I returned home from Whidbey Island via the Keystone-Port Townsend ferry across Admiralty Inlet and then south on the Olympic Peninsula and across the Hood Canal floating bridge to my home here on the Kitsap Peninsula. Because of holiday traffic, I had to wait about three hours in the queue while three sailings whittled at the waiting line of cars, trucks, and motorhomes. I worked on my laptop, read, and dozed while I waited in the rain. This time of year, there is only one ferry on the run and I imagine that the weather caused it to fall a couple hours behind schedule in it's expected half hour crossing. I could have returned home from the other end of the state in the time it took to travel the sixty-some miles.
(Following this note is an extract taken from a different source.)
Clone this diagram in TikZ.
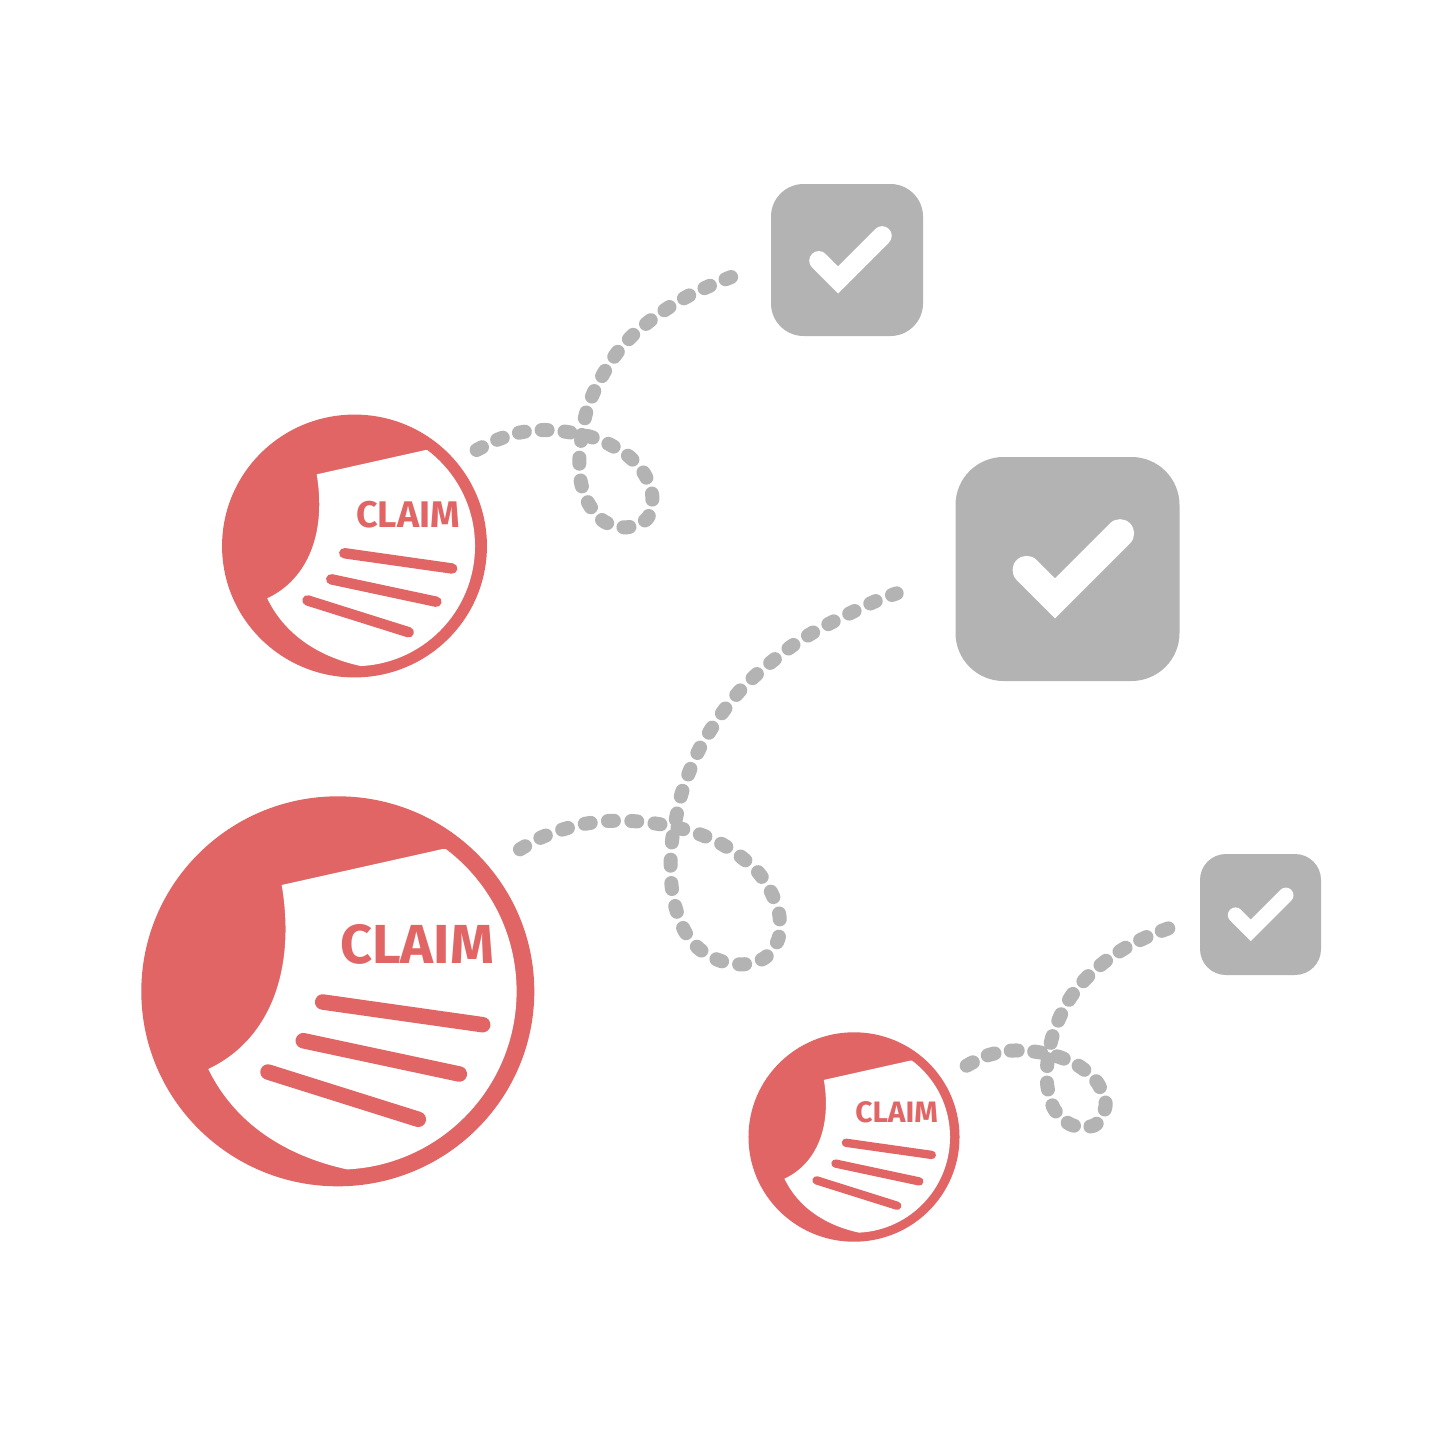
\documentclass[tikz,border=0pt]{standalone}
\usepackage{fontspec}
\setmainfont{Fira Sans}
\usetikzlibrary{shapes.geometric}
\definecolor{claimred}{HTML}{E16565}
\definecolor{tickgray}{HTML}{B3B3B3}
\tikzset{
  claimdisc/.style={ellipse,fill=claimred,inner sep=0pt,outer sep=0pt},
  claimrule/.style={draw=claimred,line cap=round},
  claimword/.style={text=claimred,inner sep=0pt,font=\bfseries\fontsize{55}{55}\selectfont,transform shape,xscale=1.015},
  tickbox/.style={rectangle,fill=tickgray,inner sep=0pt,outer sep=0pt},
  tickmark/.style={draw=white,line cap=round,miter limit=10},
  loopline/.style={draw=tickgray,line cap=round,line join=round,line width=14pt}
}
% name, cx, cy, scale
\newcommand{\claimicon}[4]{%
  \node[claimdisc,minimum width={393pt*#4},minimum height={390pt*#4}] (#1) at (#2,#3) {};
  \begin{scope}[shift={(#2,#3)},scale=#4]
    \begin{scope}
      \clip (0.5,0) circle[radius=178.3];
      \fill[white] (-56.1,-106.3) -- (105,-142.3) -- (250,-142.3) -- (250,250) -- (9,250) -- (9,178)
        .. controls (-42.8,166.7) and (-99.8,138.7) .. (-129.5,77.7)
        .. controls (-67.8,48.7) and (-41.8,-21.3) .. cycle;
    \end{scope}
    \draw[claimrule,line width={15.5pt*#4}] (-15.1,10.7) -- (144.9,33.4);
    \draw[claimrule,line width={15.5pt*#4}] (-34.5,49.4) -- (121.5,82.7);
    \draw[claimrule,line width={15.5pt*#4}] (-69.8,80.7) -- (80.5,128);
    \node[claimword] (#1word) at (79.4,-46.6) {CLAIM};
  \end{scope}}
% name, cx, cy, size, scale, check cx
\newcommand{\tickicon}[6]{%
  \node[tickbox,minimum size={#4pt},rounded corners={48pt*#5}] (#1) at (#2,#3) {};
  \begin{scope}[shift={(#6,#3)},scale=#5]
    \draw[tickmark,line width={28.3pt*#5}] (-40.8,1) -- (-12.5,29.3) -- (52.5,-35.7);
  \end{scope}}
\begin{document}
\begin{tikzpicture}[x=1pt,y=-1pt]
  \useasboundingbox[fill=white] (0,0) rectangle (1448,1448);
  \claimicon{claimA}{354.5}{546}{0.674}
  \claimicon{claimB}{337.8}{991.3}{1}
  \claimicon{claimC}{854}{1137}{0.537}
  \tickicon{tickA}{847}{260}{152}{0.679}{846.5}
  \tickicon{tickB}{1067.5}{569}{224}{1}{1067.5}
  \tickicon{tickC}{1260.5}{914.5}{121}{0.54}{1257.5}
  \begin{scope}[shift={(460,260)},scale=1/3]
    \coordinate (claimAout) at (50,570);
    \coordinate (tickAin) at (816,50);
    \draw[loopline,dash pattern=on 6pt off 16.9pt] plot[smooth,tension=0.5] coordinates {
      (claimAout) (110,540) (178,518) (247,510) (316,515) (390,530) (452,555) (510,592)
      (555,645) (577,710) (562,775) (500,802) (433,785) (387,733) (363,668) (358,600)
      (365,530) (378,460) (402,395) (435,333) (473,276) (520,224) (573,180) (630,140)
      (690,105) (755,75) (tickAin)};
  \end{scope}
  \begin{scope}[shift={(500,570)},scale=1/3]
    \coordinate (claimBout) at (60,838);
    \coordinate (tickBin) at (1190,70);
    \draw[loopline,dash pattern=on 6pt off 17.35pt] plot[smooth,tension=0.5] coordinates {
      (claimBout) (118,805) (183,780) (252,762) (322,753) (393,753) (463,760) (540,775)
      (600,793) (665,822) (725,862) (777,910) (815,970) (838,1035) (835,1107) (795,1163)
      (730,1183) (660,1172) (598,1137) (555,1085) (528,1017) (515,950) (512,877) (517,805)
      (530,735) (545,670) (570,600) (598,537) (635,475) (675,417) (720,362) (770,313)
      (825,267) (880,225) (940,187) (1005,152) (1070,120) (1130,92) (tickBin)};
  \end{scope}
  \begin{scope}[shift={(940,900)},scale=1/3]
    \coordinate (claimCout) at (80,497);
    \coordinate (tickCin) at (685,85);
    \draw[loopline,dash pattern=on 7pt off 16.5pt] plot[smooth,tension=0.5] coordinates {
      (claimCout) (140,467) (210,452) (285,455) (355,470) (420,500) (472,548) (497,615)
      (465,675) (395,675) (343,628) (322,558) (322,490) (335,417) (360,350) (395,287)
      (443,230) (497,183) (557,143) (622,110) (tickCin)};
  \end{scope}
\end{tikzpicture}
\end{document}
Here's a photo I made a couple days ago looking out across the Strait of Juan de Fuca toward the Pacific of the USS Stennis. I think it's home ported in Everett but it could have been in the shipyard in Bremerton about a dozen miles from here. (I try to avoid Bremerton and the shipyard in particular so probably wouldn't have noticed if it had been there.)
(many years ago, I served on one of these aircraft carriers as a nuclear reactor operator and crossed the Pacific a couple times as well as all over the South China Sea, Tonkin Gulf and Gulf of Cambodia.)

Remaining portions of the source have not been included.